Mark Schofield’s RSP NFL Lens QB Josh Allen (Bills): The Double-Edged Sword of Arm Talent

Rookie Scouting Portfolio contributor Mark Schofield showcases an impressive display of arm talent form Buffalo Bills quarterback Josh Allen and explains why the decision-making process behind the throw is a potential obstacle in Allen’s development track.  

Football is a funny game. For many players facing a transition to the professional game after their lives as collegiate stars, that humor is a bit dark.

Perhaps your athleticism was enough to get by and be successful in the Big 12, but on NFL Sundays you find everyone else is just as athletic, so you need to find another way to be successful. Perhaps your arm strength was sufficient for life in the Big Ten, but Jalen Ramsey is not a Big Ten cornerback.

Perhaps your arm strength was otherworldly in the Mountain West Conference, but when adjusting to life in the NFL you cannot rely on arm strength alone.

That is the dilemma facing Josh Allen right now. The rookie quarterback for the Buffalo Bills certainly has arm talent. The velocity he is able to generate on throws is certainly impressive and it has translated to the pro game.
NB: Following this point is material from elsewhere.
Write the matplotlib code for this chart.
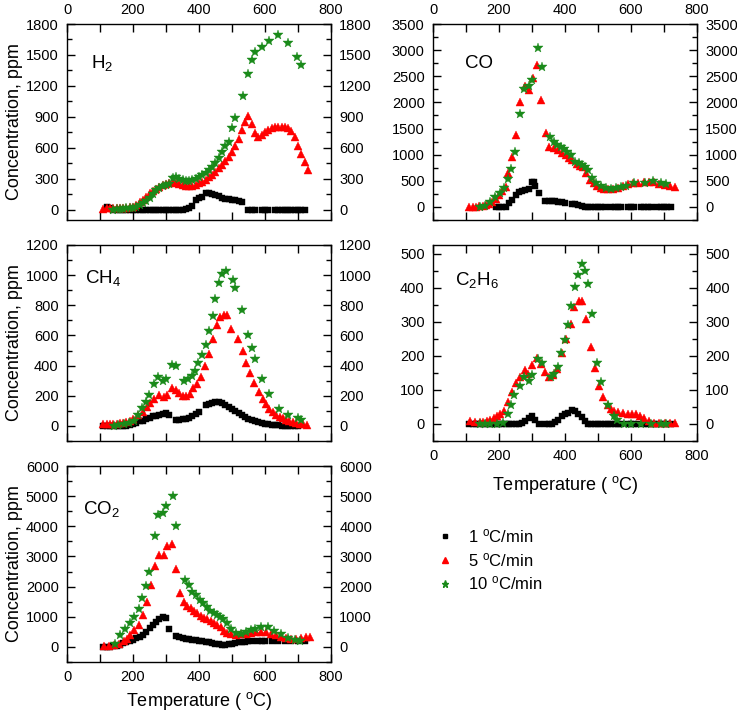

But his arm strength is a double-edged sword that may be stunting his growth. He still believes that his arm can bail him out of any situation, and rather than speed himself up on the mental side, he continues to rely on his arm to make up for any delay in his decision-making. We see that on this incompletion against the Green Bay Packers:

This is still, in a vacuum, an impressive throw. Incredible velocity into a tight window with okay – but not precision – placement. The issue is that by waiting, by making a slow decision, he increases the level of difficulty for himself and his receiver Andre Holmes (#18). Football is already a difficult game, there’s no reason to make it harder for yourself and his teammates.

Allen might be ahead of where some expected him to be at this point in his rookie season, but his arm, while impressive, might be holding him back a bit. He needs to learn to trust his eyes, trust his decision-making, and not rely on pure velocity to bail him out of every situation. If he learns to do that, the developmental path will become an easier one.